The Devil Makes Three
jg
Fed Chairman of the Quatloosian Reserve
Posts: 614
Joined: Wed Feb 25, 2004 1:25 am

Post by jg »

That is not at all hard to imagine. For one example, see http://www.nysscpa.org/cpajournal/2006/ ... ls/p32.htm
Proposed Treasury Regulations section 1.1402(a)-2 was originally issued by the IRS in 1997. However, because of controversy over the SE tax treatment of limited partners who are active in a partnership’s business, Congress prohibited the IRS from making the regulations final before July 1, 1998, believing instead that Congress should formulate such rules. Since the expiration of the moratorium, neither Congress nor the IRS has acted to clarify the SE tax treatment of LLC members, leaving the proposed regulations as the only administrative guidance on the matter. Thus, while the proposed regulations are not entitled to judicial deference, because they do not represent a legal position, they can be relied on to avoid a penalty under IRC section 6406(f), and there is judicial precedence, in Elkins [81 T.C. 669 (1983)], to reasonably conclude that the courts will sustain the position of a taxpayer who relies on proposed regulations.
I will not trouble you with further examples.

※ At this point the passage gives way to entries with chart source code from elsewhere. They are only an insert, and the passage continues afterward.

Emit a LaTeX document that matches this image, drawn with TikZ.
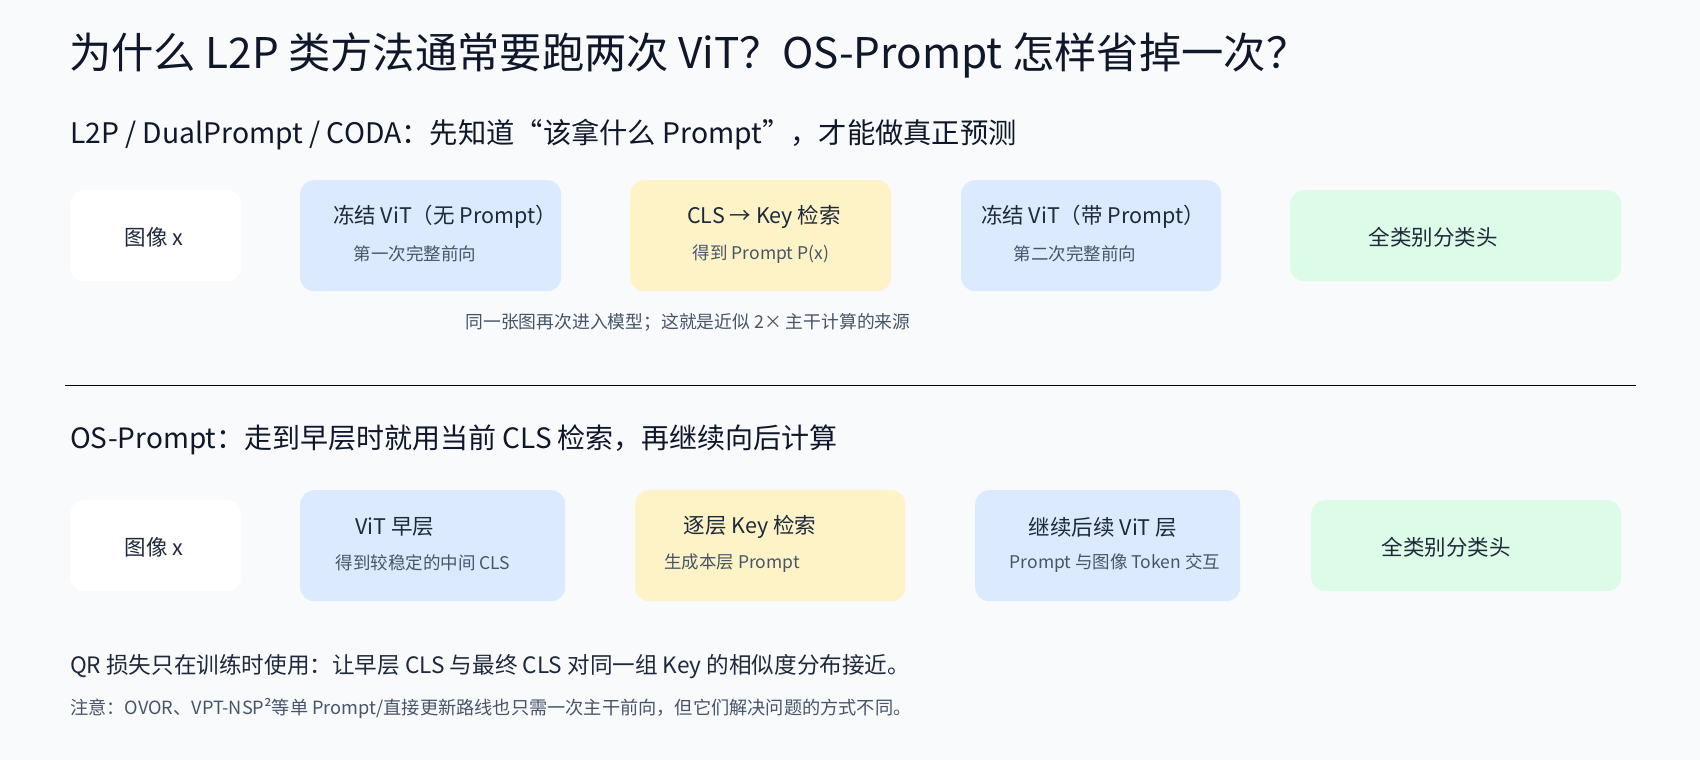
\documentclass[tikz,border=0pt]{standalone}
\usepackage{fontspec}
\setmainfont{Noto Sans CJK SC}
\usetikzlibrary{calc}
\definecolor{pagebg}{HTML}{F8FAFC}
\definecolor{ink}{HTML}{0F172A}
\definecolor{boxink}{HTML}{1E293B}
\definecolor{subink}{HTML}{475569}
\definecolor{frozen}{HTML}{DBEAFE}
\definecolor{lookup}{HTML}{FEF3C7}
\definecolor{headfill}{HTML}{DCFCE7}
\newcommand{\fs}[1]{\fontsize{#1}{#1}\selectfont}

\begin{document}
\begin{tikzpicture}[x=1pt,y=-1pt,
  card/.style={rounded corners=14pt,inner sep=0pt,anchor=north west},
  big/.style={anchor=west,inner sep=0pt,text=ink},
  ttl/.style={inner sep=0pt,text=boxink,font=\fs{21.5}},
  sub/.style={inner sep=0pt,text=subink,font=\fs{17.5}}]
\fill[pagebg] (0,0) rectangle (1700,760);
\useasboundingbox (0,0) rectangle (1700,760);
\node (title) at (69,55) [big,font=\fs{42.3}] {为什么 L2P 类方法通常要跑两次 ViT？OS-Prompt 怎样省掉一次？};
\node (sec1) at (70,135) [big,font=\fs{28.3}] {L2P / DualPrompt / CODA：先知道“该拿什么 Prompt”，才能做真正预测};
\node (img1) at (70,190) [card,fill=white,minimum width=171pt,minimum height=91pt] {};
\node (vit1) at (300,180) [card,fill=frozen,minimum width=261pt,minimum height=111pt] {};
\node (key1) at (630,180) [card,fill=lookup,minimum width=261pt,minimum height=111pt] {};
\node (vitp1) at (961,180) [card,fill=frozen,minimum width=260pt,minimum height=111pt] {};
\node (head1) at (1290,190) [card,fill=headfill,minimum width=331pt,minimum height=91pt] {};
\node at (154,237) [ttl] {图像 x};
\node at (445,217) [ttl] {冻结 ViT（无 Prompt）};
\node at (415,254) [sub] {第一次完整前向};
\node at (764,217) [ttl] {CLS → Key 检索};
\node at (761,254) [sub] {得到 Prompt P(x)};
\node at (1093,217) [ttl] {冻结 ViT（带 Prompt）};
\node at (1075,254) [sub] {第二次完整前向};
\node at (1433,237) [ttl] {全类别分类头};
\node (note1) at (688,322) [sub,text=subink,font=\fs{17.8}] {同一张图再次进入模型；这就是近似 2× 主干计算的来源};
\coordinate (sepL) at (65,385);
\coordinate (sepR) at (1636,385);
\draw[line width=1pt] (sepL) -- (sepR);
\node (sec2) at (70,440) [big,font=\fs{28}] {OS-Prompt：走到早层时就用当前 CLS 检索，再继续向后计算};
\node (img2) at (70,500) [card,fill=white,minimum width=171pt,minimum height=91pt] {};
\node (vit2) at (300,490) [card,fill=frozen,minimum width=265pt,minimum height=111pt] {};
\node (key2) at (635,490) [card,fill=lookup,minimum width=270pt,minimum height=111pt] {};
\node (vit3) at (975,490) [card,fill=frozen,minimum width=265pt,minimum height=111pt] {};
\node (head2) at (1311,500) [card,fill=headfill,minimum width=310pt,minimum height=91pt] {};
\node at (154,547) [ttl] {图像 x};
\node at (395,527) [ttl] {ViT 早层};
\node at (423,563) [sub] {得到较稳定的中间 CLS};
\node at (750,527) [ttl] {逐层 Key 检索};
\node at (732,563) [sub] {生成本层 Prompt};
\node at (1103,527) [ttl] {继续后续 ViT 层};
\node at (1115,563) [sub] {Prompt 与图像 Token 交互};
\node at (1446,547) [ttl] {全类别分类头};
\node (qr) at (70,667) [big,text=boxink,font=\fs{22.6}] {QR 损失只在训练时使用：让早层 CLS 与最终 CLS 对同一组 Key 的相似度分布接近。};
\node (note2) at (70,708) [big,text=subink,font=\fs{18.2}] {注意：OVOR、VPT-NSP²等单 Prompt/直接更新路线也只需一次主干前向，但它们解决问题的方式不同。};
\end{tikzpicture}
\end{document}
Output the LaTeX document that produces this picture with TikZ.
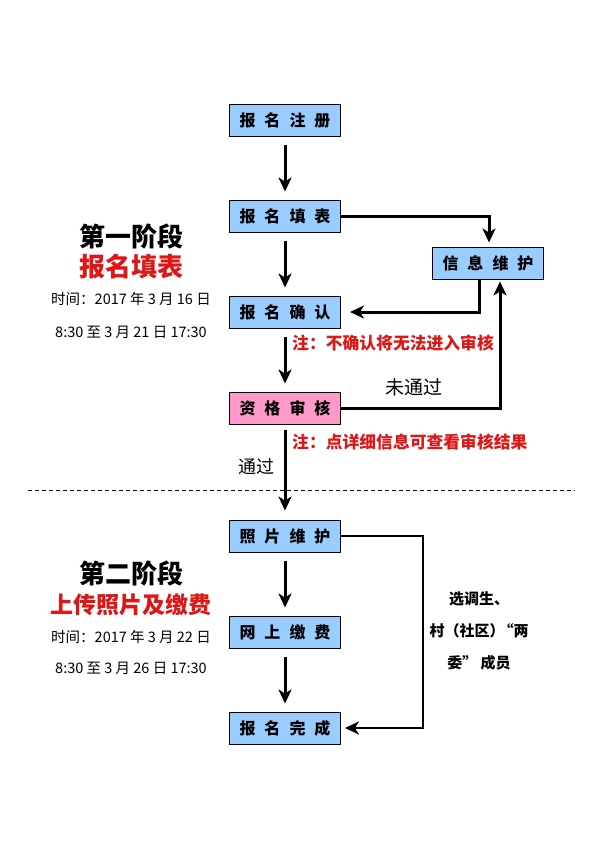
\documentclass[tikz,border=0pt]{standalone}
\usepackage{fontspec}
\setmainfont{Noto Sans CJK SC}
\usepackage{tikz}
\usepackage{xcolor}
\usetikzlibrary{arrows.meta}
\definecolor{boxblue}{RGB}{153,204,255}
\definecolor{boxpink}{RGB}{255,153,204}
\definecolor{notered}{RGB}{222,22,22}
\newcommand{\kg}{\hspace{9pt}}

\begin{document}
\begin{tikzpicture}[x=1pt, y=-1pt,
  box/.style = {draw, fill=boxblue, line width=.9pt, minimum width=111pt, minimum height=32pt, inner sep=0pt, font=\fontsize{16}{16}\selectfont\bfseries},
  arr/.style = {line width=3pt, -{Stealth[length=14pt, width=13pt, inset=4pt]}},
  stage/.style = {font=\fontsize{26}{26}\selectfont\bfseries},
  title/.style = {text=notered, font=\fontsize{23}{23}\selectfont\bfseries},
  when/.style = {font=\fontsize{14.5}{14.5}\selectfont},
  tip/.style = {text=notered, anchor=west, inner sep=0pt, font=\fontsize{16.8}{16.8}\selectfont\bfseries}]
  \useasboundingbox (0, 0) rectangle (606, 859);
  \node[box] (zhuce) at (285, 120) {报\kg 名\kg 注\kg 册};
  \node[box] (tianbiao) at (285, 216) {报\kg 名\kg 填\kg 表};
  \node[box] (queren) at (285, 312) {报\kg 名\kg 确\kg 认};
  \node[box, fill=boxpink] (shenhe) at (285, 408) {资\kg 格\kg 审\kg 核};
  \node[box] (xinxi) at (488, 263) {信\kg 息\kg 维\kg 护};
  \node[box] (zhaopian) at (285, 536) {照\kg 片\kg 维\kg 护};
  \node[box] (jiaofei) at (285, 632) {网\kg 上\kg 缴\kg 费};
  \node[box] (wancheng) at (285, 728) {报\kg 名\kg 完\kg 成};

  \node[stage] (stage1) at (131, 236) {第一阶段};
  \node[title, font=\fontsize{26}{26}\selectfont\bfseries] (title1) at (131, 267) {报名填表};
  \node[when] (from1) at (131, 299) {时间：2017 年 3 月 16 日};
  \node[when] (to1) at (131, 332) {8:30 至 3 月 21 日 17:30};
  \node[stage] (stage2) at (131, 573) {第二阶段};
  \node[title] (title2) at (131, 605) {上传照片及缴费};
  \node[when] (from2) at (131, 637) {时间：2017 年 3 月 22 日};
  \node[when] (to2) at (131, 668) {8:30 至 3 月 26 日 17:30};

  \node[tip] (tip1) at (292, 343) {注：不确认将无法进入审核};
  \node[tip] (tip2) at (292, 442) {注：点详细信息可查看审核结果};
  \node[font=\fontsize{19}{19}\selectfont] (fail) at (414, 387) {未通过};
  \node[font=\fontsize{18}{18}\selectfont] (pass) at (256, 467) {通过};
  \node[align=center, font=\fontsize{15}{32}\selectfont\bfseries] (who) at (479, 631) {选调生、\\村（社区）\kern-.4em“两\\委”\ 成员};

  \draw [dash pattern=on 4pt off 3pt, line width=.9pt] (28, 490) -- (575, 490);

  \draw [arr, shorten <=9pt, shorten >=8pt] (zhuce) -- (tianbiao);
  \draw [arr, shorten <=9pt, shorten >=8pt] (tianbiao) -- (queren);
  \draw [arr, shorten <=9pt, shorten >=8pt] (queren) -- (shenhe);
  \draw [arr, shorten <=6pt, shorten >=9pt] (shenhe) -- (zhaopian);
  \draw [arr, shorten <=9pt, shorten >=8pt] (zhaopian) -- (jiaofei);
  \draw [arr, shorten <=9pt, shorten >=8pt] (jiaofei) -- (wancheng);
  \draw [arr, shorten >=4pt] (tianbiao.east) -| ([xshift=1pt]xinxi.north);
  \draw [arr, shorten >=9pt] ([xshift=-9pt]xinxi.south) |- (queren.east);
  \draw [arr, shorten >=2pt] (shenhe.east) -| ([xshift=12pt]xinxi.south);
  \draw [arr, line width=2.5pt, shorten >=4pt] (zhaopian.east) -- ++(82, 0) |- (wancheng.east);
\end{tikzpicture}
\end{document}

The timing and provision of guidance (or lack thereof) is just a fact of life for the tax practitioner. Unfortunately, it is a fact that complicates the process of acheiving the least legal tax liability without any productive result. It can also be quite difficult to communicate the truth of the fact that a tax position does not have "adequate guidance" to a client paying for advice.

It is my pleasure to be able to help. You are quite welcome.